## Exercise
In the listing below, locate the lines that hold "chart" and copy them.

─── Data segment

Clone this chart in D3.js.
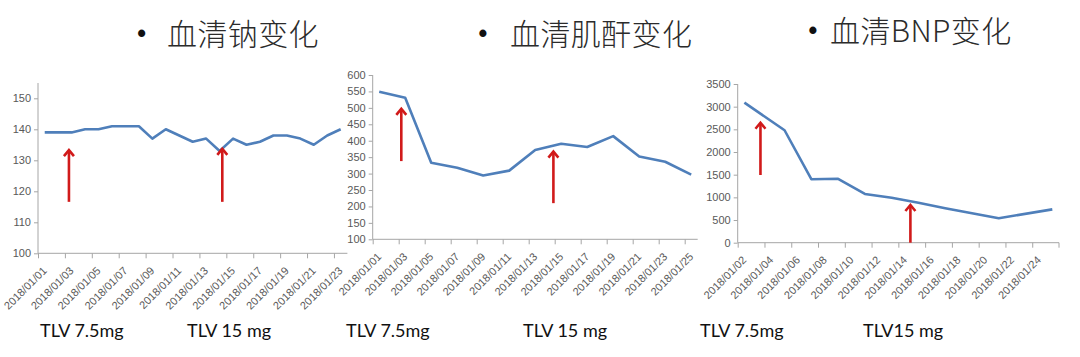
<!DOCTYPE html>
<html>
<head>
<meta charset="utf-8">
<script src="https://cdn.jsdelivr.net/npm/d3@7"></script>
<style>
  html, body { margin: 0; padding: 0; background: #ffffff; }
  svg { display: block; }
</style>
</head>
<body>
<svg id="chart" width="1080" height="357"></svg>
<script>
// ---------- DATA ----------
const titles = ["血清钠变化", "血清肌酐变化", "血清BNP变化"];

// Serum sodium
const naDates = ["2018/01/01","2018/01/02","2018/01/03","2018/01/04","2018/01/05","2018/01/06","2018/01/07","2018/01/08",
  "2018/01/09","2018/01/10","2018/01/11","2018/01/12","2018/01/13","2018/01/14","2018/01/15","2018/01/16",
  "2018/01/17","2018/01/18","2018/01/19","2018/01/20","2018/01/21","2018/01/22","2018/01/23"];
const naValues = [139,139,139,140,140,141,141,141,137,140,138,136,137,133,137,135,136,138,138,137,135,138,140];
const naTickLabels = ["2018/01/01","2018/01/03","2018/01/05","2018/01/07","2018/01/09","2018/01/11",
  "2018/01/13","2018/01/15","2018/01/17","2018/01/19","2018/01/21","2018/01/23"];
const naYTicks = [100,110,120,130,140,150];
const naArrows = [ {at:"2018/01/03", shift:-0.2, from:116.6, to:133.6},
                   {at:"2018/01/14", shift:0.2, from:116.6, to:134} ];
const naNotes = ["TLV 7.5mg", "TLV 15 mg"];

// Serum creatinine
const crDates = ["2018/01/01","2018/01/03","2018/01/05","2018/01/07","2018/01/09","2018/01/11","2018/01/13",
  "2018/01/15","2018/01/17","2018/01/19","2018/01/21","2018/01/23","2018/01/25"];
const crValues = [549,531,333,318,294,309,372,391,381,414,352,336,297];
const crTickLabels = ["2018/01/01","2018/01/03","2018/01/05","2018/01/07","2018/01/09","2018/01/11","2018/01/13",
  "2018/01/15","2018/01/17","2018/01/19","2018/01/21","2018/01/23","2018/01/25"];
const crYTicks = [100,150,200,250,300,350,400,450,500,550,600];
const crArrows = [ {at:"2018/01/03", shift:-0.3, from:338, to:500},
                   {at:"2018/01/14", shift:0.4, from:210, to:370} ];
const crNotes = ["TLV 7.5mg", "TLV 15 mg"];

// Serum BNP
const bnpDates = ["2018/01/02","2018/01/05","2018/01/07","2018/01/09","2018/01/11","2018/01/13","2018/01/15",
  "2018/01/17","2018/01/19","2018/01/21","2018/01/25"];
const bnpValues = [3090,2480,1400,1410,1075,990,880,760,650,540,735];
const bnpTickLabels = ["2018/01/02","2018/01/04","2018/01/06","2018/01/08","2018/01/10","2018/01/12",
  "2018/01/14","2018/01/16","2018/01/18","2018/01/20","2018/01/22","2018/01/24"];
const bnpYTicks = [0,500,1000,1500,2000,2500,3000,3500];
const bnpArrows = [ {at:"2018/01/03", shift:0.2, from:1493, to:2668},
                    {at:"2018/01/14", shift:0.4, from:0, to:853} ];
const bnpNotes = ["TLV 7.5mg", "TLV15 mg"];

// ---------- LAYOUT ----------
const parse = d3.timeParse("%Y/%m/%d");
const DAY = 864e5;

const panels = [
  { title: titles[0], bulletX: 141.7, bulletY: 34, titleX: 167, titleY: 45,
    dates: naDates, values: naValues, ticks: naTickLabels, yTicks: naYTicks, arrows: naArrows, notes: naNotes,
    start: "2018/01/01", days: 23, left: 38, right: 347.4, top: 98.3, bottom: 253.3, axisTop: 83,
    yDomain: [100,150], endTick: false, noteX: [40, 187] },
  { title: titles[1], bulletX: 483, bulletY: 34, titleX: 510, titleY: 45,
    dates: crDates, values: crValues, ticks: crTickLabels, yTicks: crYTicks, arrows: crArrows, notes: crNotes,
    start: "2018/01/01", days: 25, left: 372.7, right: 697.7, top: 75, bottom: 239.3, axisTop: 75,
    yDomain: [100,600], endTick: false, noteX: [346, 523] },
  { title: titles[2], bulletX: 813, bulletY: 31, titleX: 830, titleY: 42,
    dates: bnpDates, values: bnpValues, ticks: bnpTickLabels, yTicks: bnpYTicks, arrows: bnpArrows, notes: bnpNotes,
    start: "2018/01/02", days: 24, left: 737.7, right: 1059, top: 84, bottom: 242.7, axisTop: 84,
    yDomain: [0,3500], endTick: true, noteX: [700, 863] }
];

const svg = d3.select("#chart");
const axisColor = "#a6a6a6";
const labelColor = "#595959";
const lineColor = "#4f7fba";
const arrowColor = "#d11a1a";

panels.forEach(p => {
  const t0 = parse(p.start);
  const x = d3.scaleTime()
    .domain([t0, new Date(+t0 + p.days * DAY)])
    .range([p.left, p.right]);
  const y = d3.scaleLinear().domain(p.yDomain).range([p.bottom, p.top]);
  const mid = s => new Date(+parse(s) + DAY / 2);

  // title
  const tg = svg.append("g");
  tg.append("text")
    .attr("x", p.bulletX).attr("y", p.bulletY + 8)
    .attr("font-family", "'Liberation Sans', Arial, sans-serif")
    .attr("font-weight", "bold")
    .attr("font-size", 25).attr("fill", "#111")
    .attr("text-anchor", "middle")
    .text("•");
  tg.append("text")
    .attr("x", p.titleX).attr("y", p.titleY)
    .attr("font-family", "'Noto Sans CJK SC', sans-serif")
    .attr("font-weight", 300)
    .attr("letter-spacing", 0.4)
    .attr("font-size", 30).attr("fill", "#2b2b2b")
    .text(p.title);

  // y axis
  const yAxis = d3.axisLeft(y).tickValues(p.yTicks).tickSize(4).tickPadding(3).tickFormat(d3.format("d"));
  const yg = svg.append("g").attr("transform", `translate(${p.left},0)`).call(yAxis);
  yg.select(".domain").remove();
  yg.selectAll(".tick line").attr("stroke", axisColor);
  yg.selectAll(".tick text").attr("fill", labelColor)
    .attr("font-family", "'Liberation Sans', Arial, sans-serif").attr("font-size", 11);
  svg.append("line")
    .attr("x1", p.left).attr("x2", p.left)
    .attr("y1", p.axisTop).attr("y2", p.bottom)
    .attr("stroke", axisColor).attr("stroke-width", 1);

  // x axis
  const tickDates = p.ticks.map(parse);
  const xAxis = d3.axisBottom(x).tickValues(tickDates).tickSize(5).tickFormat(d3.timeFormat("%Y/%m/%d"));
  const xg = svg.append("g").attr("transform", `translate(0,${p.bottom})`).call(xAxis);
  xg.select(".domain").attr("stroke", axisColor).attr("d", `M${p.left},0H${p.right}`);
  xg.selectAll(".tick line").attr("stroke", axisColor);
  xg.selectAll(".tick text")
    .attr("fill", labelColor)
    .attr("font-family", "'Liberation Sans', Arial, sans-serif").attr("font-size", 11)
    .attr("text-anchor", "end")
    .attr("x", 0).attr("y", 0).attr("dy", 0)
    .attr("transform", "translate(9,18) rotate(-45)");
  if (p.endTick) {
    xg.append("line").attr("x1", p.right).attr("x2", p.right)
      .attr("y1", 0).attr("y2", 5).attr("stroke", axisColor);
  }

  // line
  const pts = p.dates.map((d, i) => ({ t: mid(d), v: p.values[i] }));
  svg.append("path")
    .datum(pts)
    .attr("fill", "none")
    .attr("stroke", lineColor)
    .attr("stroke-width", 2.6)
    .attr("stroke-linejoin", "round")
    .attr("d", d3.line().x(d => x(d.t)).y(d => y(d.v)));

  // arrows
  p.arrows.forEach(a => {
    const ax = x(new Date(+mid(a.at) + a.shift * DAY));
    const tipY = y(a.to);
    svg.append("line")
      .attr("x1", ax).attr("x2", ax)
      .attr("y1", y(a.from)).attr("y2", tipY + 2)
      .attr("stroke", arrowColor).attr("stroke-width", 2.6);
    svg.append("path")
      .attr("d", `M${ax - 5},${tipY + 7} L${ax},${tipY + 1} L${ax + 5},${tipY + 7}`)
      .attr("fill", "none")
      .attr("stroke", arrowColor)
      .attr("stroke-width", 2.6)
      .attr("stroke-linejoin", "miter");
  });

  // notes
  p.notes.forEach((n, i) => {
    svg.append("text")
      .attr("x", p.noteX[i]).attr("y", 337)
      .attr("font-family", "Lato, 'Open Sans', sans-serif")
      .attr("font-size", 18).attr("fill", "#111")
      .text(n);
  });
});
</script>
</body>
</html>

──────

## Exercise solution
Clone this chart in D3.js.
<svg id="chart" width="1080" height="357"></svg>
const svg = d3.select("#chart");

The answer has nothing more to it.